Los que pudimos vivir la vigilia del Jubileo de los jóvenes de 2025 la tendremos grabada para siempre en nuestra memoria. Los días previos habían sido en cierto modo parecidos (aunque también distintos) al día a día: abrumadores, corriendo, de aquí para allá, llenos de mensajes y estímulos. Pero, en aquel momento de oración, Dios se volvió a hacer presente en medio de un campo lleno de personas. Y de nuevo, en el silencio, Dios se hizo Palabra. Una palabra que fue llamada, invitación y esperanza. Nos hizo experimentar que Él llama por sus nombres a todos: a los miles de jóvenes que estaban allí presentes y a quienes participaban desde sus hogares (pues casi todos, allí o allá, aunque veíamos por pantallas, sentíamos su presencia. Fue una experiencia de Dios, que se hizo posible en lo sencillo y hondo de aquello.

En nuestro día a día nos pasamos las horas rodeados de personas. Hablamos con muchos. Estamos siempre con gente, conversando, llenos de palabras y música; pero hay veces que nos sentimos solos y sin nadie con quien estar de verdad. Tor Vergata fue lo contrario. Igualmente, con personas por todos lados -millón de personas cuentas las crónicas- pero todos en silencio, la mayoría de rodillas: sintiendo que Dios estaba ahí. En el Cuerpo sacramentado de Jesucristo, en la comunidad por Él congregada. Hablando en el silencio. A cada uno. Cumpliendo su Palabra, que se encarna, pues a cada uno nos habló de una manera diferente: a unos les recordó “no tengas miedo”, a otros los animó con el “déjalo todo y sígueme”, o les preguntó ¿”de qué te sirve ganar el mundo entero si pierdes tu alma?”. La Palabra entró en lo más profundo de nuestros corazones.

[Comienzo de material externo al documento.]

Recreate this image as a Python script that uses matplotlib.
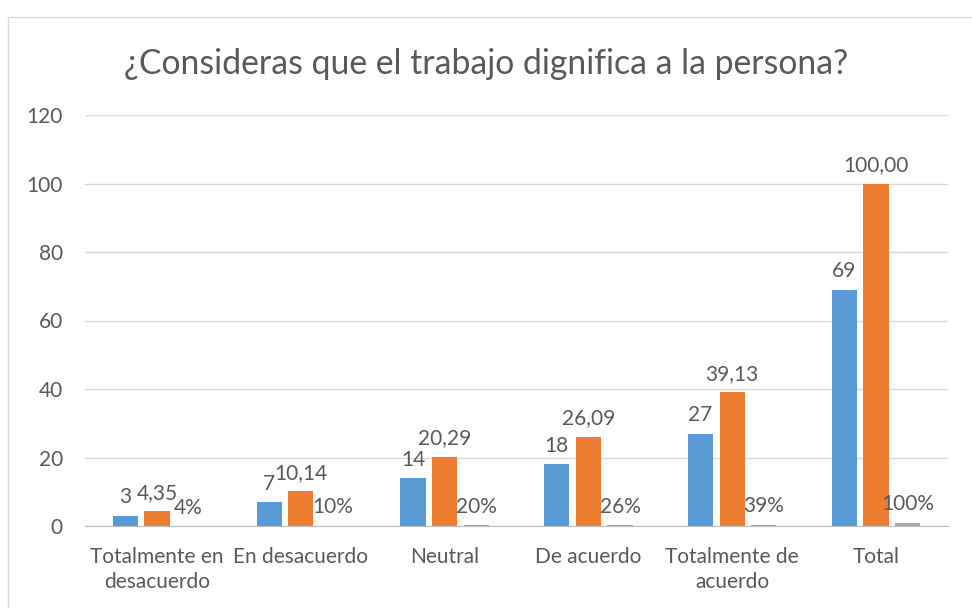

¿Cuánto duró aquel silencio? No lo sé, podría buscarlo. Pero sí sé que fue un silencio habitado y compartido con los que allí estábamos, con los que lo veían desde lejos y también en la comunión de los santos. Como respuesta, un grito igual de silencioso salió de nuestros corazones: “Aquí estoy”. “En Vos confío”. “Sí, llévame donde quieras”. La Palabra se hizo presente en el silencio para dar vida a nuestros cuerpos tantas veces moribundos. Dejándonos una responsabilidad, la de, desde nuestra libertad, encarnar aquellas inspiraciones, llevar a cabo la misión encomendada y convertir la palabra en Verbo, convertir esa Palabra en acción, en respuesta agradecida, en obras de misericordia, semillas del Reino: “hágase tu voluntad”.